# What you need to do
Every record must appear in your copy exactly as written, with no pictures.

Collected data entries
========
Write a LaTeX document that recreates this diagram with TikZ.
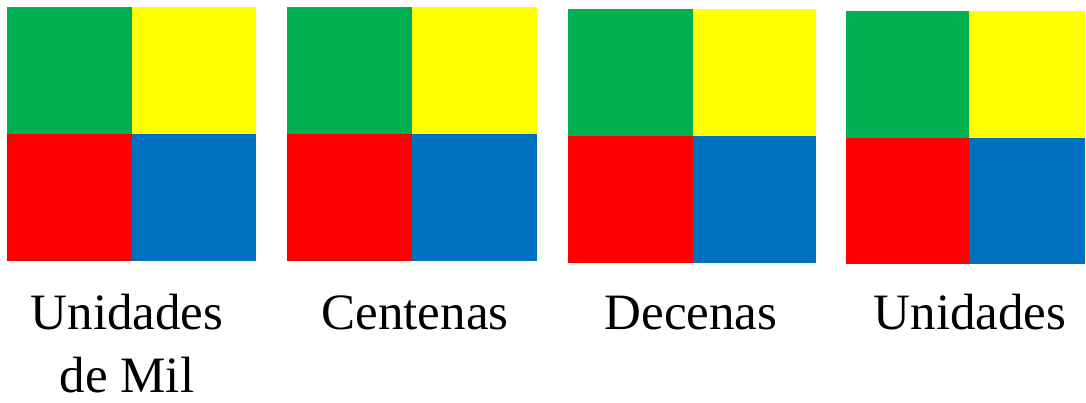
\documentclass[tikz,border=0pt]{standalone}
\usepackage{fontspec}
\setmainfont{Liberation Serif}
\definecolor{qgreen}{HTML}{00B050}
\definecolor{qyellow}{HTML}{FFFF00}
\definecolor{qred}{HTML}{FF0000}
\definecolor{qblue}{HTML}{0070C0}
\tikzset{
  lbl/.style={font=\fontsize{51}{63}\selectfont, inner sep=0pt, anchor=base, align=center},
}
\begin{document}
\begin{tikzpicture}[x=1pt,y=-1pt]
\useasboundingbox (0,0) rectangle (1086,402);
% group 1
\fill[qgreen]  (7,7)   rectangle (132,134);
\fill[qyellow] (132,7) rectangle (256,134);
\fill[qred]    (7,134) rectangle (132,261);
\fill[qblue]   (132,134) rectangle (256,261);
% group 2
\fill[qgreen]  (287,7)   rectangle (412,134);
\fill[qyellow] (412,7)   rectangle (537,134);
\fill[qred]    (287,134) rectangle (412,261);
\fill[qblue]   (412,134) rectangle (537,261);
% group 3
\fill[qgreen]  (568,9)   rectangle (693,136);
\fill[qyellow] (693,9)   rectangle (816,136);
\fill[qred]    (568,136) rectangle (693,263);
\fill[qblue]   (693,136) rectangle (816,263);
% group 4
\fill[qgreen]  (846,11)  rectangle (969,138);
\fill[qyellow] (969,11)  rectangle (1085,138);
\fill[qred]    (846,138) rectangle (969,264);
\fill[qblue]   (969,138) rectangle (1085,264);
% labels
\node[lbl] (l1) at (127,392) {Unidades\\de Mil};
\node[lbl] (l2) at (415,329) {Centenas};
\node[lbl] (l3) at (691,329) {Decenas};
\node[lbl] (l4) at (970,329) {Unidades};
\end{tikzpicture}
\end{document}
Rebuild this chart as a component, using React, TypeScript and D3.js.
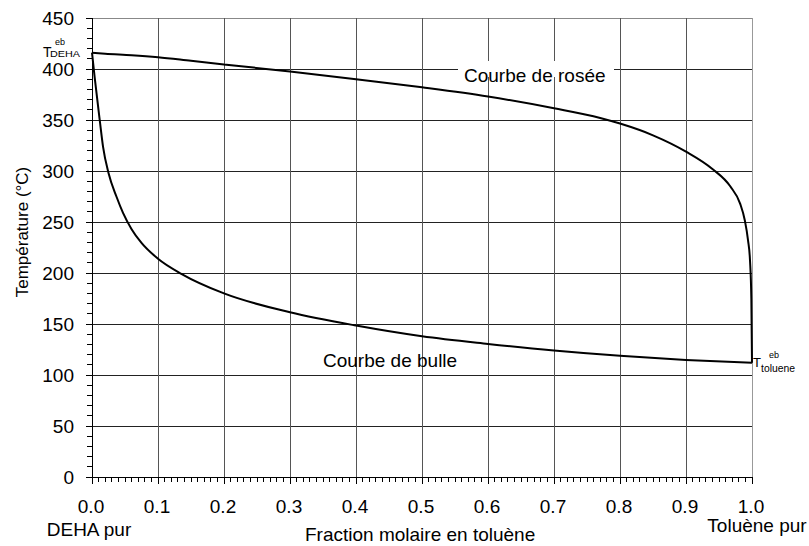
========
# Exercise solution
Write a LaTeX document that recreates this diagram with TikZ.
\documentclass[tikz,border=0pt]{standalone}
\usepackage{fontspec}
\setmainfont{Liberation Serif}
\definecolor{qgreen}{HTML}{00B050}
\definecolor{qyellow}{HTML}{FFFF00}
\definecolor{qred}{HTML}{FF0000}
\definecolor{qblue}{HTML}{0070C0}
\tikzset{
  lbl/.style={font=\fontsize{51}{63}\selectfont, inner sep=0pt, anchor=base, align=center},
}
\begin{document}
\begin{tikzpicture}[x=1pt,y=-1pt]
\useasboundingbox (0,0) rectangle (1086,402);
% group 1
\fill[qgreen]  (7,7)   rectangle (132,134);
\fill[qyellow] (132,7) rectangle (256,134);
\fill[qred]    (7,134) rectangle (132,261);
\fill[qblue]   (132,134) rectangle (256,261);
% group 2
\fill[qgreen]  (287,7)   rectangle (412,134);
\fill[qyellow] (412,7)   rectangle (537,134);
\fill[qred]    (287,134) rectangle (412,261);
\fill[qblue]   (412,134) rectangle (537,261);
% group 3
\fill[qgreen]  (568,9)   rectangle (693,136);
\fill[qyellow] (693,9)   rectangle (816,136);
\fill[qred]    (568,136) rectangle (693,263);
\fill[qblue]   (693,136) rectangle (816,263);
% group 4
\fill[qgreen]  (846,11)  rectangle (969,138);
\fill[qyellow] (969,11)  rectangle (1085,138);
\fill[qred]    (846,138) rectangle (969,264);
\fill[qblue]   (969,138) rectangle (1085,264);
% labels
\node[lbl] (l1) at (127,392) {Unidades\\de Mil};
\node[lbl] (l2) at (415,329) {Centenas};
\node[lbl] (l3) at (691,329) {Decenas};
\node[lbl] (l4) at (970,329) {Unidades};
\end{tikzpicture}
\end{document}
Rebuild this chart as a component, using React, TypeScript and D3.js.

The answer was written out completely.